— begin —

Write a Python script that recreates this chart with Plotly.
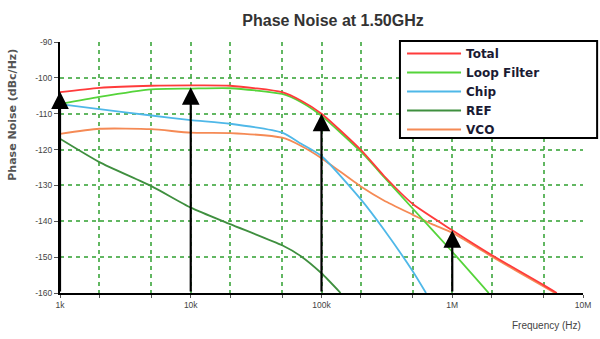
import math
import plotly.graph_objects as go

# ---------------- data ----------------
freq_total = [1e3, 2e3, 5e3, 1e4, 2e4, 5e4, 7e4, 1e5, 2e5, 3e5, 5e5, 1e6, 2e6, 5e6, 6.3e6]
pn_total = [-104.0, -102.8, -102.2, -102.1, -102.2, -104.0, -106.4, -110.0, -120.1, -127.3, -135.2, -142.5, -149.4, -157.8, -160.0]

freq_loop = [1e3, 2e3, 5e3, 1e4, 2e4, 5e4, 7e4, 1e5, 2e5, 3e5, 5e5, 1e6, 1.9e6]
pn_loop = [-107.3, -105.3, -103.2, -103.0, -102.9, -104.5, -106.8, -110.6, -120.6, -127.6, -136.5, -148.5, -160.0]

freq_chip = [1e3, 2e3, 5e3, 1e4, 2e4, 5e4, 7e4, 1e5, 2e5, 3e5, 5e5, 6.3e5]
pn_chip = [-107.3, -108.7, -110.5, -111.8, -112.8, -115.3, -118.4, -121.8, -133.9, -142.3, -154.0, -160.0]

freq_ref = [1e3, 2e3, 5e3, 1e4, 2e4, 5e4, 7e4, 1e5, 1.4e5]
pn_ref = [-117.0, -123.5, -130.2, -136.2, -140.8, -146.7, -149.8, -154.5, -160.0]

freq_vco = [1e3, 2e3, 5e3, 1e4, 2e4, 5e4, 7e4, 1e5, 2e5, 3e5, 5e5, 7e5, 1e6, 2e6, 5e6, 6.1e6]
pn_vco = [-115.6, -114.2, -114.3, -115.3, -115.4, -116.7, -119.0, -122.4, -130.3, -134.2, -138.2, -140.8, -143.2, -149.8, -158.2, -160.0]

arrow_freqs = [1e3, 1e4, 1e5, 1e6]
arrow_levels = [-103.8, -102.6, -110.0, -142.5]
arrow_base = -160

y_ticks = [-90, -100, -110, -120, -130, -140, -150, -160]
x_grid = [1e3, 2e3, 5e3, 1e4, 2e4, 5e4, 1e5, 2e5, 5e5, 1e6, 2e6, 5e6, 1e7]
x_labels = ["1k", "", "", "10k", "", "", "100k", "", "", "1M", "", "", "10M"]

# ---------------- figure ----------------
series = [
    ("VCO", freq_vco, pn_vco, "#f58a55"),
    ("REF", freq_ref, pn_ref, "#3f8f3f"),
    ("Chip", freq_chip, pn_chip, "#4fb8e8"),
    ("Loop Filter", freq_loop, pn_loop, "#55d43a"),
    ("Total", freq_total, pn_total, "#ff3b3b"),
]

fig = go.Figure()
for name, fx, fy, col in series:
    fig.add_trace(go.Scatter(x=fx, y=fy, name=name, mode="lines",
                             line=dict(color=col, width=1.8, shape="spline", smoothing=0.6)))

grid_col = "rgba(70,170,70,0.85)"
tick_font = dict(family="Liberation Sans", size=8.5, color="#444")
fig.update_xaxes(type="log", range=[3, 7], tickvals=x_grid, ticktext=x_labels,
                 showgrid=True, gridcolor=grid_col, gridwidth=2, griddash="4px,4px",
                 showline=True, linecolor="black", linewidth=2, zeroline=False,
                 ticks="outside", ticklen=3, tickcolor="#555", tickfont=tick_font,
                 automargin=False)
fig.update_yaxes(range=[-160, -90], tickvals=y_ticks, ticktext=[str(v) for v in y_ticks],
                 showgrid=True, gridcolor=grid_col, gridwidth=2, griddash="4px,4px",
                 showline=True, linecolor="black", linewidth=2, zeroline=False,
                 ticks="outside", ticklen=4, tickcolor="#555", tickfont=tick_font,
                 automargin=False)

annotations = []
for f, lv in zip(arrow_freqs, arrow_levels):
    annotations.append(dict(x=math.log10(f), y=lv, ax=math.log10(f), ay=arrow_base,
                            xref="x", yref="y", axref="x", ayref="y", text="",
                            showarrow=True, arrowhead=2, arrowsize=1.6, arrowwidth=2.2,
                            arrowcolor="black", standoff=0))
annotations.append(dict(text="Phase Noise (dBc/Hz)", textangle=-90, xref="paper", yref="paper",
                        x=-0.09, y=0.71, xanchor="center", yanchor="middle", showarrow=False,
                        font=dict(family="DejaVu Sans", size=11, color="#555", weight="bold")))
annotations.append(dict(text="Frequency (Hz)", xref="paper", yref="paper", x=1.0, y=-0.131,
                        xanchor="right", yanchor="middle", showarrow=False,
                        font=dict(family="Liberation Sans", size=10, color="#444")))

fig.update_layout(
    width=600, height=339,
    margin=dict(l=60, r=17, t=42, b=46, autoexpand=False),
    plot_bgcolor="white", paper_bgcolor="white",
    title=dict(text="Phase Noise at 1.50GHz", x=0.555, xanchor="center",
               y=1 - 20 / 339, yanchor="middle",
               font=dict(family="Liberation Sans", size=16, color="#333", weight="bold")),
    showlegend=True,
    legend=dict(x=0.654, y=1.012, xanchor="left", yanchor="top", traceorder="reversed",
                bgcolor="rgba(0,0,0,0)", borderwidth=0, itemwidth=54, tracegroupgap=0,
                font=dict(family="DejaVu Sans", size=12, color="#1a1a33", weight="bold")),
    shapes=[dict(type="rect", xref="paper", yref="paper", x0=0.650, x1=1.027, y0=0.6175, y1=1.004,
                 line=dict(color="black", width=2), fillcolor="white", layer="above")],
    annotations=annotations,
)

fig.write_html("out.html", config={"displayModeBar": False},
               post_script="document.body.style.margin='0px';")
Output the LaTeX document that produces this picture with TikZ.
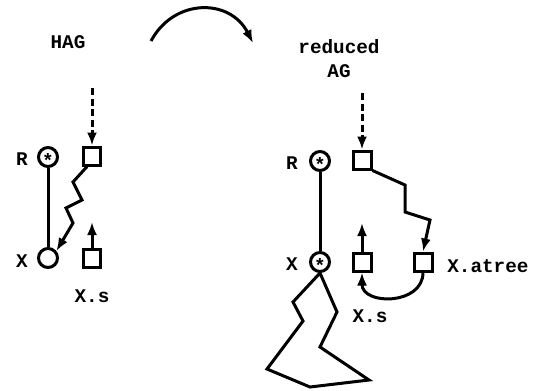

— end —

Print the full listing exactly, dropping the pictures.

The completed task -
Write a Python script that recreates this chart with Plotly.
import math
import plotly.graph_objects as go

# ---------------- data ----------------
freq_total = [1e3, 2e3, 5e3, 1e4, 2e4, 5e4, 7e4, 1e5, 2e5, 3e5, 5e5, 1e6, 2e6, 5e6, 6.3e6]
pn_total = [-104.0, -102.8, -102.2, -102.1, -102.2, -104.0, -106.4, -110.0, -120.1, -127.3, -135.2, -142.5, -149.4, -157.8, -160.0]

freq_loop = [1e3, 2e3, 5e3, 1e4, 2e4, 5e4, 7e4, 1e5, 2e5, 3e5, 5e5, 1e6, 1.9e6]
pn_loop = [-107.3, -105.3, -103.2, -103.0, -102.9, -104.5, -106.8, -110.6, -120.6, -127.6, -136.5, -148.5, -160.0]

freq_chip = [1e3, 2e3, 5e3, 1e4, 2e4, 5e4, 7e4, 1e5, 2e5, 3e5, 5e5, 6.3e5]
pn_chip = [-107.3, -108.7, -110.5, -111.8, -112.8, -115.3, -118.4, -121.8, -133.9, -142.3, -154.0, -160.0]

freq_ref = [1e3, 2e3, 5e3, 1e4, 2e4, 5e4, 7e4, 1e5, 1.4e5]
pn_ref = [-117.0, -123.5, -130.2, -136.2, -140.8, -146.7, -149.8, -154.5, -160.0]

freq_vco = [1e3, 2e3, 5e3, 1e4, 2e4, 5e4, 7e4, 1e5, 2e5, 3e5, 5e5, 7e5, 1e6, 2e6, 5e6, 6.1e6]
pn_vco = [-115.6, -114.2, -114.3, -115.3, -115.4, -116.7, -119.0, -122.4, -130.3, -134.2, -138.2, -140.8, -143.2, -149.8, -158.2, -160.0]

arrow_freqs = [1e3, 1e4, 1e5, 1e6]
arrow_levels = [-103.8, -102.6, -110.0, -142.5]
arrow_base = -160

y_ticks = [-90, -100, -110, -120, -130, -140, -150, -160]
x_grid = [1e3, 2e3, 5e3, 1e4, 2e4, 5e4, 1e5, 2e5, 5e5, 1e6, 2e6, 5e6, 1e7]
x_labels = ["1k", "", "", "10k", "", "", "100k", "", "", "1M", "", "", "10M"]

# ---------------- figure ----------------
series = [
    ("VCO", freq_vco, pn_vco, "#f58a55"),
    ("REF", freq_ref, pn_ref, "#3f8f3f"),
    ("Chip", freq_chip, pn_chip, "#4fb8e8"),
    ("Loop Filter", freq_loop, pn_loop, "#55d43a"),
    ("Total", freq_total, pn_total, "#ff3b3b"),
]

fig = go.Figure()
for name, fx, fy, col in series:
    fig.add_trace(go.Scatter(x=fx, y=fy, name=name, mode="lines",
                             line=dict(color=col, width=1.8, shape="spline", smoothing=0.6)))

grid_col = "rgba(70,170,70,0.85)"
tick_font = dict(family="Liberation Sans", size=8.5, color="#444")
fig.update_xaxes(type="log", range=[3, 7], tickvals=x_grid, ticktext=x_labels,
                 showgrid=True, gridcolor=grid_col, gridwidth=2, griddash="4px,4px",
                 showline=True, linecolor="black", linewidth=2, zeroline=False,
                 ticks="outside", ticklen=3, tickcolor="#555", tickfont=tick_font,
                 automargin=False)
fig.update_yaxes(range=[-160, -90], tickvals=y_ticks, ticktext=[str(v) for v in y_ticks],
                 showgrid=True, gridcolor=grid_col, gridwidth=2, griddash="4px,4px",
                 showline=True, linecolor="black", linewidth=2, zeroline=False,
                 ticks="outside", ticklen=4, tickcolor="#555", tickfont=tick_font,
                 automargin=False)

annotations = []
for f, lv in zip(arrow_freqs, arrow_levels):
    annotations.append(dict(x=math.log10(f), y=lv, ax=math.log10(f), ay=arrow_base,
                            xref="x", yref="y", axref="x", ayref="y", text="",
                            showarrow=True, arrowhead=2, arrowsize=1.6, arrowwidth=2.2,
                            arrowcolor="black", standoff=0))
annotations.append(dict(text="Phase Noise (dBc/Hz)", textangle=-90, xref="paper", yref="paper",
                        x=-0.09, y=0.71, xanchor="center", yanchor="middle", showarrow=False,
                        font=dict(family="DejaVu Sans", size=11, color="#555", weight="bold")))
annotations.append(dict(text="Frequency (Hz)", xref="paper", yref="paper", x=1.0, y=-0.131,
                        xanchor="right", yanchor="middle", showarrow=False,
                        font=dict(family="Liberation Sans", size=10, color="#444")))

fig.update_layout(
    width=600, height=339,
    margin=dict(l=60, r=17, t=42, b=46, autoexpand=False),
    plot_bgcolor="white", paper_bgcolor="white",
    title=dict(text="Phase Noise at 1.50GHz", x=0.555, xanchor="center",
               y=1 - 20 / 339, yanchor="middle",
               font=dict(family="Liberation Sans", size=16, color="#333", weight="bold")),
    showlegend=True,
    legend=dict(x=0.654, y=1.012, xanchor="left", yanchor="top", traceorder="reversed",
                bgcolor="rgba(0,0,0,0)", borderwidth=0, itemwidth=54, tracegroupgap=0,
                font=dict(family="DejaVu Sans", size=12, color="#1a1a33", weight="bold")),
    shapes=[dict(type="rect", xref="paper", yref="paper", x0=0.650, x1=1.027, y0=0.6175, y1=1.004,
                 line=dict(color="black", width=2), fillcolor="white", layer="above")],
    annotations=annotations,
)

fig.write_html("out.html", config={"displayModeBar": False},
               post_script="document.body.style.margin='0px';")
Output the LaTeX document that produces this picture with TikZ.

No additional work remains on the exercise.